The amount of data that managers are responsible for is only going to increase, and for good reason. The DHSC Data Strategy [Data saves lives: reshaping health and social care with data] outlines how data has saved lives during the pandemic, and launched with the declaration that – ‘our mission is to unleash the unlimited potential of data in health and care, while maintaining the highest standards of privacy, ethics, and accountability.’

Fixing data problems is essential

As well as laying out the penalties for getting it wrong, the Care Act also explained what was expected of managers, saying “It is a defence for a care provider to prove that it took all reasonable steps and exercised all due diligence to prevent the provision of false or misleading information” [Care Act 2014] so finding and fixing data problems is essential.

And here the National Statistician and Civil Service COO have some helpful advice around root cause analysis. [Data Quality Root Cause Analysis]. They highlight the complexity of today’s data systems, and the difficulty in tracking data back to source to find out where the errors are creeping in, which is essential if the causes of data error are ever going to be fixed.

They also highlight the many ways that data can degrade as it passes through multiple stages of processing. This is especially true in the NHS, as busy analysts build on existing data whenever they create new reports and new definitions, and these processes accumulate over the years until there are hundreds of overlapping steps which nobody really understands because the original authors are long gone. Are the RTT figures that come out of the other end accurate? How could you even know?

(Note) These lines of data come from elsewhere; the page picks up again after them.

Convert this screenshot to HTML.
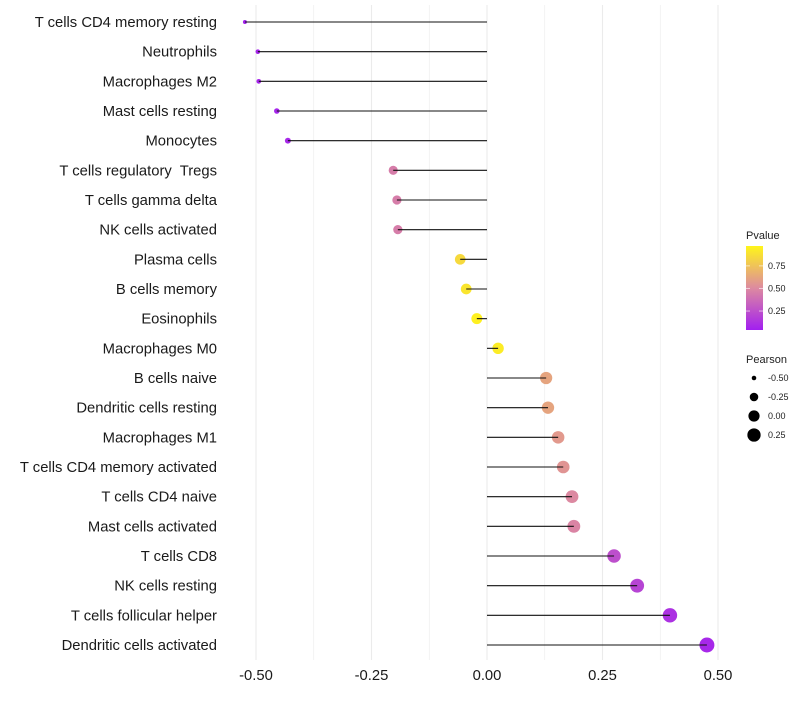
<!DOCTYPE html>
<html><head><meta charset="utf-8"><style>
body{margin:0;background:#fff;font-family:"Liberation Sans",sans-serif}
</style></head><body>
<svg id="chart" width="800" height="700" xmlns="http://www.w3.org/2000/svg" style="font-family:'Liberation Sans',sans-serif">
<defs><linearGradient id="pg" x1="0" y1="1" x2="0" y2="0">
<stop offset="0" stop-color="#a21ff0"/><stop offset="0.5" stop-color="#dd8aa0"/><stop offset="1" stop-color="#fff51a"/>
</linearGradient></defs>
<g id="grid"></g>
<g id="marks"></g>
<g id="ylabels"></g>
<g id="xlabels"></g>
<g>
<text x="746" y="239" font-size="11" fill="#222">Pvalue</text>
<rect x="746" y="246" width="17" height="84" fill="url(#pg)"/>
<g id="pticks"></g>
</g>
<g id="slegend">
<text x="746" y="363" font-size="11" fill="#222">Pearson</text>
</g>
</svg>
<script>
const categories=["T cells CD4 memory resting","Neutrophils","Macrophages M2","Mast cells resting","Monocytes","T cells regulatory  Tregs","T cells gamma delta","NK cells activated","Plasma cells","B cells memory","Eosinophils","Macrophages M0","B cells naive","Dendritic cells resting","Macrophages M1","T cells CD4 memory activated","T cells CD4 naive","Mast cells activated","T cells CD8","NK cells resting","T cells follicular helper","Dendritic cells activated"];
const pearson=[-0.524,-0.496,-0.494,-0.455,-0.431,-0.203,-0.195,-0.193,-0.058,-0.045,-0.022,0.024,0.128,0.132,0.154,0.165,0.184,0.188,0.275,0.325,0.396,0.476];
const pvalue=[0.05,0.07,0.07,0.07,0.08,0.45,0.45,0.45,0.85,0.9,0.95,0.93,0.62,0.62,0.57,0.55,0.5,0.48,0.25,0.2,0.12,0.08];
const xTicks=[-0.5,-0.25,0,0.25,0.5];
const xTickLabels=["-0.50","-0.25","0.00","0.25","0.50"];
const pTicks=[0.25,0.5,0.75];
const pTickLabels=["0.25","0.50","0.75"];
const sizeTicks=[-0.5,-0.25,0,0.25];
const sizeTickLabels=["-0.50","-0.25","0.00","0.25"];

const NS="http://www.w3.org/2000/svg";
const x=v=>487+v*462;
const y=i=>22+i*(623/21);
const pmin=0.04,pmax=0.97;
const py=p=>330-(p-pmin)/(pmax-pmin)*84;
const minV=Math.min(...pearson),maxV=Math.max(...pearson);
const r=v=>Math.sqrt(Math.max(3,4+(56-4)*(v-minV)/(maxV-minV)));
function mix(a,b,t){return a.map((c,i)=>Math.round(c+(b[i]-c)*t));}
function col(p){const t=Math.max(0,Math.min(1,(p-pmin)/(pmax-pmin)));
const A=[162,31,240],B=[221,138,160],C=[255,245,26];
const c=t<0.5?mix(A,B,t/0.5):mix(B,C,(t-0.5)/0.5);return `rgb(${c})`;}
function el(tag,attrs,parent){const e=document.createElementNS(NS,tag);for(const k in attrs)e.setAttribute(k,attrs[k]);parent.appendChild(e);return e;}
const grid=document.getElementById('grid'),marks=document.getElementById('marks'),yl=document.getElementById('ylabels'),xl=document.getElementById('xlabels');
for(let v=-0.5;v<=0.501;v+=0.125){const g=el('line',{x1:x(v),x2:x(v),y1:5,y2:660,stroke:'#ebebeb','stroke-width':Math.abs(v*4-Math.round(v*4))<1e-6?1.1:0.6},grid);
}
categories.forEach((c,i)=>{
 const t=el('text',{x:217,y:y(i)+5,'text-anchor':'end','font-size':14.8,fill:'#1a1a1a',style:'white-space:pre'},yl);t.textContent=c;
 
 const d=el('circle',{cx:x(pearson[i]),cy:y(i),r:r(pearson[i]),fill:col(pvalue[i])},marks);
 
 const l=el('line',{x1:x(0),x2:x(pearson[i]),y1:y(i),y2:y(i),stroke:'#111','stroke-width':1.1},marks);
 
});
xTicks.forEach((v,i)=>{const t=el('text',{x:x(v),y:680,'text-anchor':'middle','font-size':14.8,fill:'#1a1a1a'},xl);t.textContent=xTickLabels[i];
});
const pt=document.getElementById('pticks');
pTicks.forEach((p,i)=>{el('line',{x1:746,x2:750,y1:py(p),y2:py(p),stroke:'#fff','stroke-opacity':0.6},pt);el('line',{x1:759,x2:763,y1:py(p),y2:py(p),stroke:'#fff','stroke-opacity':0.6},pt);
const t=el('text',{x:768,y:py(p)+3,'font-size':9,fill:'#222'},pt);t.textContent=pTickLabels[i];
});
const sl=document.getElementById('slegend');
sizeTicks.forEach((v,i)=>{const yy=378+i*19;const c=el('circle',{cx:754,cy:yy,r:r(v),fill:'#000'},sl);

const t=el('text',{x:768,y:yy+3,'font-size':9,fill:'#222'},sl);t.textContent=sizeTickLabels[i];
});
</script>
</body></html>
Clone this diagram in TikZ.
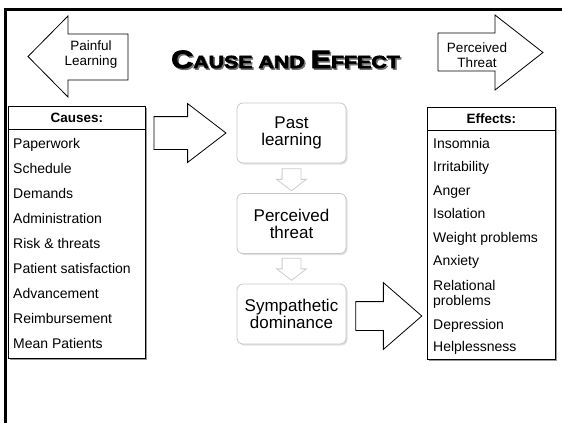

Data errors surfaced with PP+

So, it is unsurprising that, when Trusts implement Patient Pathway Plus (PP+) and create strong and consistently linked RTT data for the first time, all kinds of problems with their previous data come to light. Sometimes these are easy to explain, like open pathways left over from a previous PAS. Sometimes they are a nettle to be grasped, like the 5,000 open pathways found in one trust, which managers were previously unaware of.

But the clarity is always welcome. And because every entry can be traced quickly and easily with PP+ all the way back to its source, everybody can see where the data comes from and how any problems are creeping in.

Error-prone spreadsheets are not the answer

Technically, achieving this clarity is a surprisingly demanding task. Some trusts attempt it in spreadsheets, but that doesn’t work because they are notoriously prone to error. Most attempt it with database queries, but we have already seen how the hand-coded queries build up over time until nobody understands what they are all doing.

Which is why Insource have created highly structured platforms, using NHS data definitions, configurable to local requirements, which automatically unify data from multiple sources across the hospital or system. So, you get the clean and consistent data you need every day, and we make sure everything is done the way you want it.

Clean data saves lives

Clean data saves lives and keeps you the right side of the law. And on a daily basis, it just makes life easier.

As one of our clients said: “We now have evidence and auditability of how our data is produced. If anything fails, we can identify the root of the problem in five minutes rather than the hour or more that was previously the case. This complete transparency provides us with confidence in our data through a consistent output and one version of the truth.”